Data:
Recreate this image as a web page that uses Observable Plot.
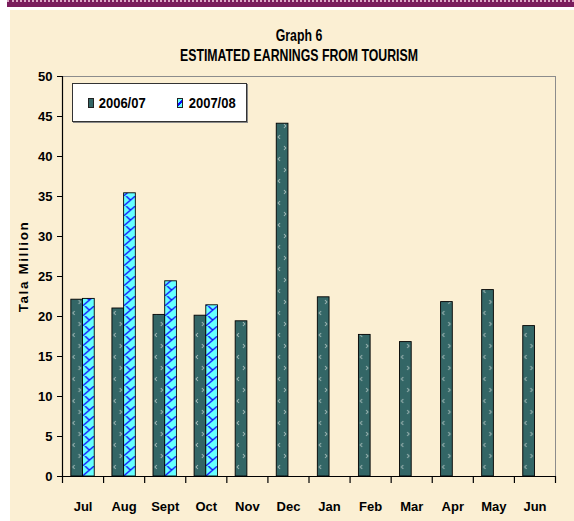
<!DOCTYPE html>
<html>
<head>
<meta charset="utf-8">
<script src="https://cdn.jsdelivr.net/npm/d3@7"></script>
<script src="https://cdn.jsdelivr.net/npm/@observablehq/plot@0.6"></script>
<style>
  html, body { margin: 0; padding: 0; background: #ffffff; }
  body { width: 574px; height: 521px; position: relative; overflow: hidden;
         font-family: "Liberation Sans", Arial, sans-serif; }
  #topbar { position: absolute; left: 7px; top: 0; width: 567px; height: 7px;
            background: #7a1d5c; border-top: 2px dotted #d9a8c4; box-sizing: border-box; }
  #panel { position: absolute; left: 10px; top: 10px; width: 564px; height: 511px;
           background: #fbefd3; }
  #title { position: relative; height: 56px; }
  .tline { position: absolute; left: 7px; width: 564px; text-align: center; font-weight: bold;
           font-size: 12.3px; line-height: 20px; color: #000; }
  .tline span { display: inline-block; transform: scaleY(1.32); }
  #chart svg text:not([transform]) { transform-box: fill-box; transform-origin: center; transform: scaleY(1.22); }
  #legend { position: absolute; left: 61.7px; top: 73.3px; width: 175px; height: 38.4px;
            background: #fff; border: 1px solid #333; box-shadow: 1px 1px 0 #8a8a8a; box-sizing: border-box; }
  .sw { position: absolute; top: 13.4px; width: 6px; height: 10px; box-sizing: border-box; border: 1px solid #222; }
  .lt { position: absolute; top: 8.4px; line-height: 20px; font-size: 13px; font-weight: bold; }
  .lt span { display: inline-block; transform: scaleY(1.15); }
</style>
</head>
<body>
<div id="topbar"></div>
<div id="panel">
  <div id="title">
    <div class="tline" style="top:15.8px"><span id="t1"></span></div>
    <div class="tline" style="top:35.5px"><span id="t2"></span></div>
  </div>
  <div id="chart"></div>
  <div id="legend"></div>
</div>
<script>
// ---- data ----
const titleLine1 = "Graph 6";
const titleLine2 = "ESTIMATED EARNINGS FROM TOURISM";
const yTitle = "Tala Million";
const months = ["Jul", "Aug", "Sept", "Oct", "Nov", "Dec", "Jan", "Feb", "Mar", "Apr", "May", "Jun"];
const seriesNames = ["2006/07", "2007/08"];
const values0607 = [22.1, 21.0, 20.2, 20.1, 19.4, 44.1, 22.4, 17.7, 16.8, 21.8, 23.3, 18.8];
const values0708 = [22.2, 35.4, 24.4, 21.4, null, null, null, null, null, null, null, null];
const yTicks = [0, 5, 10, 15, 20, 25, 30, 35, 40, 45, 50];
const yDomain = [0, 50];

// ---- layout ----
const W = 564, H = 455, mL = 52, mR = 19, mT = 10, mB = 45;
const bw = (W - mL - mR) / months.length;   // band width
const barW = 11.7;
const tickLen = 7 * (yDomain[1] - yDomain[0]) / (H - mT - mB); // 7px in data units

document.getElementById("t1").textContent = titleLine1;
document.getElementById("t2").textContent = titleLine2;

const rowsA = months.map((m, i) => ({month: m, value: values0607[i]})).filter(d => d.value != null);
const rowsB = months.map((m, i) => ({month: m, value: values0708[i]})).filter(d => d.value != null);

const chart = Plot.plot({
  width: W, height: H,
  marginLeft: mL, marginRight: mR, marginTop: mT, marginBottom: mB,
  style: {background: "transparent", fontFamily: "'Liberation Sans', Arial, sans-serif",
          fontSize: "13px", fontWeight: "bold", color: "#000", overflow: "visible"},
  x: {domain: months, padding: 0, round: false, tickSize: 0, tickPadding: 25, label: null},
  y: {domain: yDomain, ticks: yTicks, tickSize: 5, tickPadding: 5, label: null},
  marks: [
    Plot.frame({stroke: "#8c8c8c", strokeWidth: 1}),
    Plot.barY(rowsA, {x: "month", y: "value", fill: "url(#pDark)", stroke: "#000", strokeWidth: 0.9,
                      insetLeft: bw / 2 - barW, insetRight: bw / 2}),
    Plot.barY(rowsB, {x: "month", y: "value", fill: "url(#pCyan)", stroke: "#000", strokeWidth: 0.9,
                      insetLeft: bw / 2, insetRight: bw / 2 - barW}),
    Plot.ruleY([0], {stroke: "#000", strokeWidth: 1.2}),
    Plot.ruleX([months[0]], {y1: yDomain[0], y2: yDomain[1], dx: -bw / 2, stroke: "#000", strokeWidth: 1.2}),
    Plot.ruleX(months, {y1: 0, y2: -tickLen, dx: -bw / 2, stroke: "#000", strokeWidth: 1.2}),
    Plot.ruleX([months[months.length - 1]], {y1: 0, y2: -tickLen, dx: bw / 2, stroke: "#000", strokeWidth: 1.2}),
    Plot.text([yTitle], {frameAnchor: "left", text: d => d, rotate: -90, dx: -38.5, dy: -10,
                         textAnchor: "middle", lineAnchor: "middle", fontSize: 13.5, fontWeight: "bold",
                         fill: "#000", ariaLabel: "ytitle"})
  ]
});

d3.select(chart).insert("defs", ":first-child").html(`
  <pattern id="pDark" patternUnits="userSpaceOnUse" x="${mL}" y="0" width="${bw}" height="22">
    <rect width="${bw}" height="22" fill="#336666"/>
    <path d="M12.6,3 L10.8,5 L12.6,7 M16.6,14 L18.4,16 L16.6,18" stroke="#a8bdbb" stroke-width="1" fill="none"/>
  </pattern>
  <pattern id="pCyan" patternUnits="userSpaceOnUse" x="${mL}" y="0" width="${bw}" height="10">
    <rect width="${bw}" height="10" fill="#66ffff"/>
    <path d="M${bw/2},10 L${bw/2 + barW},0 M${bw/2 + 2.5},0 L${bw/2 + 7},4.3" stroke="#0a0aff" stroke-width="1.3" fill="none"/>
  </pattern>
`);

// spaced-out letters for the rotated y-axis title
d3.select(chart).selectAll("text").filter(function () { return this.textContent === yTitle; })
  .attr("letter-spacing", "1.6px").style("letter-spacing", "1.6px");

document.getElementById("chart").appendChild(chart);

// ---- legend ----
const legend = document.getElementById("legend");
const swStyles = [
  "left:15.6px;background:#336666;",
  "left:104.3px;background:linear-gradient(135deg,#66ffff 0 40%,#0a0aff 40% 60%,#66ffff 60% 100%);"
];
const textLeft = [26, 116];
seriesNames.forEach((name, i) => {
  const sw = document.createElement("div");
  sw.className = "sw";
  sw.setAttribute("style", swStyles[i]);
  legend.appendChild(sw);
  const t = document.createElement("div");
  t.className = "lt";
  t.style.left = textLeft[i] + "px";
  const s = document.createElement("span");
  s.textContent = name;
  t.appendChild(s);
  legend.appendChild(t);
});
</script>
</body>
</html>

The task:
Point out every line holding the string "this" and copy it.

Finished exercise:
Recreate this image as a web page that uses Observable Plot.
d3.select(chart).selectAll("text").filter(function () { return this.textContent === yTitle; })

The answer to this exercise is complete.